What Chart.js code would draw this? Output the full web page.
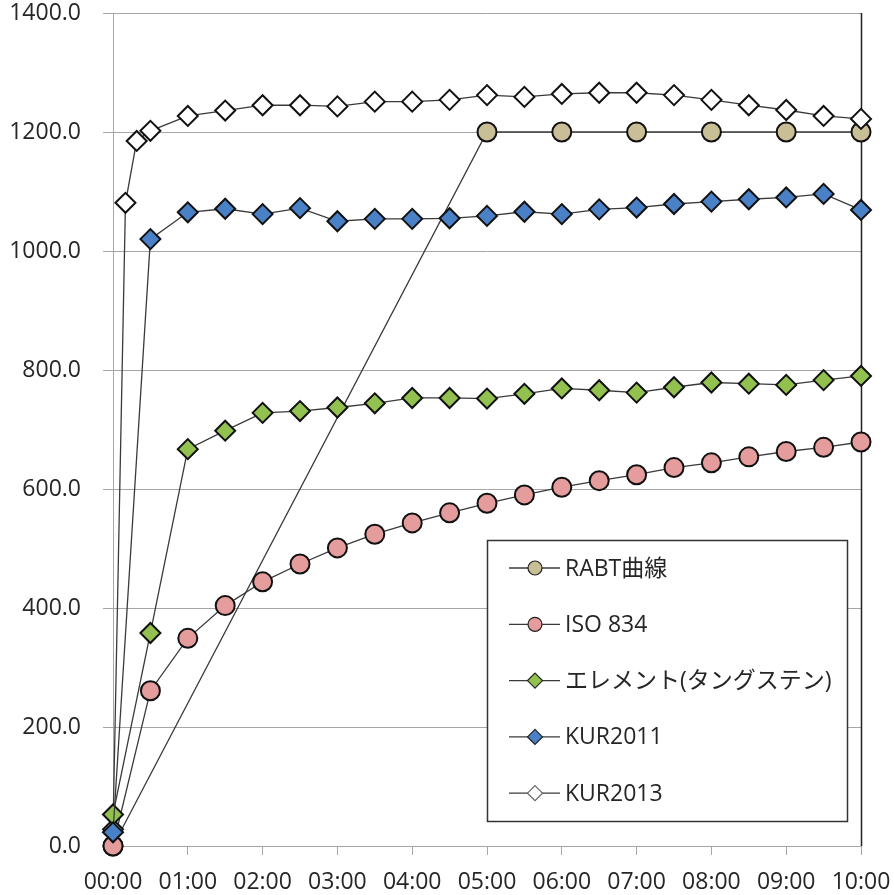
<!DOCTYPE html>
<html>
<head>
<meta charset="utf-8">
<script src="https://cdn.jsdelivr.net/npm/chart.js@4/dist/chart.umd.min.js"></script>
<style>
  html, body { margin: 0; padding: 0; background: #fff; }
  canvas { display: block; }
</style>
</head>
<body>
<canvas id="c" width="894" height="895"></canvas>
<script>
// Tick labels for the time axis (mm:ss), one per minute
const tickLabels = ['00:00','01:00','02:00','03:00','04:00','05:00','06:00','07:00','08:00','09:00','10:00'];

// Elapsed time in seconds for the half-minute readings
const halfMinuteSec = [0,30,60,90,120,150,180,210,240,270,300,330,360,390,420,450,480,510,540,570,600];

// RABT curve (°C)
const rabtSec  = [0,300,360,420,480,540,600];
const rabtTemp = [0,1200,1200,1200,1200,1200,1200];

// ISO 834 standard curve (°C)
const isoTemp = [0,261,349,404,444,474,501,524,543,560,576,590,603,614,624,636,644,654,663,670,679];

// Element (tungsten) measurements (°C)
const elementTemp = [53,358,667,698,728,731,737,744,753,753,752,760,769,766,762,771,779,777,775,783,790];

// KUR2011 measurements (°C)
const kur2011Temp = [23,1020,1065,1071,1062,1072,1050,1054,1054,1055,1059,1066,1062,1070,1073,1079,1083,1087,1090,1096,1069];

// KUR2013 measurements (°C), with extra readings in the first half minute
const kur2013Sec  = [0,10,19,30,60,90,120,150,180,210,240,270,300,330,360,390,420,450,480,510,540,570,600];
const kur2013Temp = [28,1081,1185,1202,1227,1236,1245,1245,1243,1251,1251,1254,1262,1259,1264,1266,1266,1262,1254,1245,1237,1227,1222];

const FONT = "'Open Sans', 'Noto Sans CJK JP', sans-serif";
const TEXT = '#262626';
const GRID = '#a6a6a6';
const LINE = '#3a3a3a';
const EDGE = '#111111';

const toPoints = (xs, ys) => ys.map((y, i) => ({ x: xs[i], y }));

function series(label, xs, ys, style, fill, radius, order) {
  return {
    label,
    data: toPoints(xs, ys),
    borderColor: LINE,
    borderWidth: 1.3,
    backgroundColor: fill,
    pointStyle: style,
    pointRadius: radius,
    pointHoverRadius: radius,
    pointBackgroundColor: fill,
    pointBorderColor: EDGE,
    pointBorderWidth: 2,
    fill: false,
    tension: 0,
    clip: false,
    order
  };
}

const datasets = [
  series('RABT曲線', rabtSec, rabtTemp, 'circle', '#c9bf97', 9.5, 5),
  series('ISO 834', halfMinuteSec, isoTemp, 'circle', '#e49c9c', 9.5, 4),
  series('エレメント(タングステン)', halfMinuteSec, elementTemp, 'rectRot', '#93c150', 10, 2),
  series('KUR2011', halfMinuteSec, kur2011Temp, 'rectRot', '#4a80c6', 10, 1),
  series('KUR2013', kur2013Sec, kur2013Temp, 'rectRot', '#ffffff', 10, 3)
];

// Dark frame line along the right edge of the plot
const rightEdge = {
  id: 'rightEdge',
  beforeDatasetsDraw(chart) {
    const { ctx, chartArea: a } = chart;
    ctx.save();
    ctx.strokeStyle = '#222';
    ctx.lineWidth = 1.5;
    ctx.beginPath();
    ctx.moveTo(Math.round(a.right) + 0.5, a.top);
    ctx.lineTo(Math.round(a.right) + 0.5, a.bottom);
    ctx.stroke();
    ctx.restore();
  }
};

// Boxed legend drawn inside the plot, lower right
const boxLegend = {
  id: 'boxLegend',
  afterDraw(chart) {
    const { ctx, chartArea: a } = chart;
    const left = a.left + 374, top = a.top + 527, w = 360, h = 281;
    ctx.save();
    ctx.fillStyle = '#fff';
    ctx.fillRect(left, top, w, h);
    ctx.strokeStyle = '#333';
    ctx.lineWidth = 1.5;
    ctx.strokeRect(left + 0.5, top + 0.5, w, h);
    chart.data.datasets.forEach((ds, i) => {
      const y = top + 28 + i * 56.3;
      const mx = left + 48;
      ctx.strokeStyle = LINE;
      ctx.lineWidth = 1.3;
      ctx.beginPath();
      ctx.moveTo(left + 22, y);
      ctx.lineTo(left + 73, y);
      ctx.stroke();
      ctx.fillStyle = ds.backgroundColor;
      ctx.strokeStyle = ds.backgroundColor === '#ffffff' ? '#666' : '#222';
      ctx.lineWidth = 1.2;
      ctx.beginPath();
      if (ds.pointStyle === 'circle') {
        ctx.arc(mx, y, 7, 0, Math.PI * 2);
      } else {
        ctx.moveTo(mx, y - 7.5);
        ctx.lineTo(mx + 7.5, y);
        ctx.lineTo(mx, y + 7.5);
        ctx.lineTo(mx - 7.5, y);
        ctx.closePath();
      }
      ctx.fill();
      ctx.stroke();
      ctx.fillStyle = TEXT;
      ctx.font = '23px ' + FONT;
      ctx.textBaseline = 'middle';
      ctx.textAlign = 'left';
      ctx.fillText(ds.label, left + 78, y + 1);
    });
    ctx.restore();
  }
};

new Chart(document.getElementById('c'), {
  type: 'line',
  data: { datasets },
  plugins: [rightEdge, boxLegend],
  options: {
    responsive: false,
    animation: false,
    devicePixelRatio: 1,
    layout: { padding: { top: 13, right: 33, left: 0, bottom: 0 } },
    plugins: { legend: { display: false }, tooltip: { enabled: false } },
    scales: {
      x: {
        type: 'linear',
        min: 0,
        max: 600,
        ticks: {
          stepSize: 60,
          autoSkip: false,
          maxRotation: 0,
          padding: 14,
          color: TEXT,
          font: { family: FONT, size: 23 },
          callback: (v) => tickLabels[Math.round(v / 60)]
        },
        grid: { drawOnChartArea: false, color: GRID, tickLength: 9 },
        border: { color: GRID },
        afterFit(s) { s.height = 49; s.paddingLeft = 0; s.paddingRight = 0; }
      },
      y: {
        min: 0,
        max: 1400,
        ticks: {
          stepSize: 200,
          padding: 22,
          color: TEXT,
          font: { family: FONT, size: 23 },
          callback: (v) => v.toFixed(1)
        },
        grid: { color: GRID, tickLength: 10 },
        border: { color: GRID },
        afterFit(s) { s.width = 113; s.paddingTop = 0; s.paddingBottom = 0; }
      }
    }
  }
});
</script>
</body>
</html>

• PROBLEM TO WORK ON
Every line above should be repeated exactly; pictures stay out of the copy.

• THE REPLY
What Chart.js code would draw this? Output the full web page.
<!DOCTYPE html>
<html>
<head>
<meta charset="utf-8">
<script src="https://cdn.jsdelivr.net/npm/chart.js@4/dist/chart.umd.min.js"></script>
<style>
  html, body { margin: 0; padding: 0; background: #fff; }
  canvas { display: block; }
</style>
</head>
<body>
<canvas id="c" width="894" height="895"></canvas>
<script>
// Tick labels for the time axis (mm:ss), one per minute
const tickLabels = ['00:00','01:00','02:00','03:00','04:00','05:00','06:00','07:00','08:00','09:00','10:00'];

// Elapsed time in seconds for the half-minute readings
const halfMinuteSec = [0,30,60,90,120,150,180,210,240,270,300,330,360,390,420,450,480,510,540,570,600];

// RABT curve (°C)
const rabtSec  = [0,300,360,420,480,540,600];
const rabtTemp = [0,1200,1200,1200,1200,1200,1200];

// ISO 834 standard curve (°C)
const isoTemp = [0,261,349,404,444,474,501,524,543,560,576,590,603,614,624,636,644,654,663,670,679];

// Element (tungsten) measurements (°C)
const elementTemp = [53,358,667,698,728,731,737,744,753,753,752,760,769,766,762,771,779,777,775,783,790];

// KUR2011 measurements (°C)
const kur2011Temp = [23,1020,1065,1071,1062,1072,1050,1054,1054,1055,1059,1066,1062,1070,1073,1079,1083,1087,1090,1096,1069];

// KUR2013 measurements (°C), with extra readings in the first half minute
const kur2013Sec  = [0,10,19,30,60,90,120,150,180,210,240,270,300,330,360,390,420,450,480,510,540,570,600];
const kur2013Temp = [28,1081,1185,1202,1227,1236,1245,1245,1243,1251,1251,1254,1262,1259,1264,1266,1266,1262,1254,1245,1237,1227,1222];

const FONT = "'Open Sans', 'Noto Sans CJK JP', sans-serif";
const TEXT = '#262626';
const GRID = '#a6a6a6';
const LINE = '#3a3a3a';
const EDGE = '#111111';

const toPoints = (xs, ys) => ys.map((y, i) => ({ x: xs[i], y }));

function series(label, xs, ys, style, fill, radius, order) {
  return {
    label,
    data: toPoints(xs, ys),
    borderColor: LINE,
    borderWidth: 1.3,
    backgroundColor: fill,
    pointStyle: style,
    pointRadius: radius,
    pointHoverRadius: radius,
    pointBackgroundColor: fill,
    pointBorderColor: EDGE,
    pointBorderWidth: 2,
    fill: false,
    tension: 0,
    clip: false,
    order
  };
}

const datasets = [
  series('RABT曲線', rabtSec, rabtTemp, 'circle', '#c9bf97', 9.5, 5),
  series('ISO 834', halfMinuteSec, isoTemp, 'circle', '#e49c9c', 9.5, 4),
  series('エレメント(タングステン)', halfMinuteSec, elementTemp, 'rectRot', '#93c150', 10, 2),
  series('KUR2011', halfMinuteSec, kur2011Temp, 'rectRot', '#4a80c6', 10, 1),
  series('KUR2013', kur2013Sec, kur2013Temp, 'rectRot', '#ffffff', 10, 3)
];

// Dark frame line along the right edge of the plot
const rightEdge = {
  id: 'rightEdge',
  beforeDatasetsDraw(chart) {
    const { ctx, chartArea: a } = chart;
    ctx.save();
    ctx.strokeStyle = '#222';
    ctx.lineWidth = 1.5;
    ctx.beginPath();
    ctx.moveTo(Math.round(a.right) + 0.5, a.top);
    ctx.lineTo(Math.round(a.right) + 0.5, a.bottom);
    ctx.stroke();
    ctx.restore();
  }
};

// Boxed legend drawn inside the plot, lower right
const boxLegend = {
  id: 'boxLegend',
  afterDraw(chart) {
    const { ctx, chartArea: a } = chart;
    const left = a.left + 374, top = a.top + 527, w = 360, h = 281;
    ctx.save();
    ctx.fillStyle = '#fff';
    ctx.fillRect(left, top, w, h);
    ctx.strokeStyle = '#333';
    ctx.lineWidth = 1.5;
    ctx.strokeRect(left + 0.5, top + 0.5, w, h);
    chart.data.datasets.forEach((ds, i) => {
      const y = top + 28 + i * 56.3;
      const mx = left + 48;
      ctx.strokeStyle = LINE;
      ctx.lineWidth = 1.3;
      ctx.beginPath();
      ctx.moveTo(left + 22, y);
      ctx.lineTo(left + 73, y);
      ctx.stroke();
      ctx.fillStyle = ds.backgroundColor;
      ctx.strokeStyle = ds.backgroundColor === '#ffffff' ? '#666' : '#222';
      ctx.lineWidth = 1.2;
      ctx.beginPath();
      if (ds.pointStyle === 'circle') {
        ctx.arc(mx, y, 7, 0, Math.PI * 2);
      } else {
        ctx.moveTo(mx, y - 7.5);
        ctx.lineTo(mx + 7.5, y);
        ctx.lineTo(mx, y + 7.5);
        ctx.lineTo(mx - 7.5, y);
        ctx.closePath();
      }
      ctx.fill();
      ctx.stroke();
      ctx.fillStyle = TEXT;
      ctx.font = '23px ' + FONT;
      ctx.textBaseline = 'middle';
      ctx.textAlign = 'left';
      ctx.fillText(ds.label, left + 78, y + 1);
    });
    ctx.restore();
  }
};

new Chart(document.getElementById('c'), {
  type: 'line',
  data: { datasets },
  plugins: [rightEdge, boxLegend],
  options: {
    responsive: false,
    animation: false,
    devicePixelRatio: 1,
    layout: { padding: { top: 13, right: 33, left: 0, bottom: 0 } },
    plugins: { legend: { display: false }, tooltip: { enabled: false } },
    scales: {
      x: {
        type: 'linear',
        min: 0,
        max: 600,
        ticks: {
          stepSize: 60,
          autoSkip: false,
          maxRotation: 0,
          padding: 14,
          color: TEXT,
          font: { family: FONT, size: 23 },
          callback: (v) => tickLabels[Math.round(v / 60)]
        },
        grid: { drawOnChartArea: false, color: GRID, tickLength: 9 },
        border: { color: GRID },
        afterFit(s) { s.height = 49; s.paddingLeft = 0; s.paddingRight = 0; }
      },
      y: {
        min: 0,
        max: 1400,
        ticks: {
          stepSize: 200,
          padding: 22,
          color: TEXT,
          font: { family: FONT, size: 23 },
          callback: (v) => v.toFixed(1)
        },
        grid: { color: GRID, tickLength: 10 },
        border: { color: GRID },
        afterFit(s) { s.width = 113; s.paddingTop = 0; s.paddingBottom = 0; }
      }
    }
  }
});
</script>
</body>
</html>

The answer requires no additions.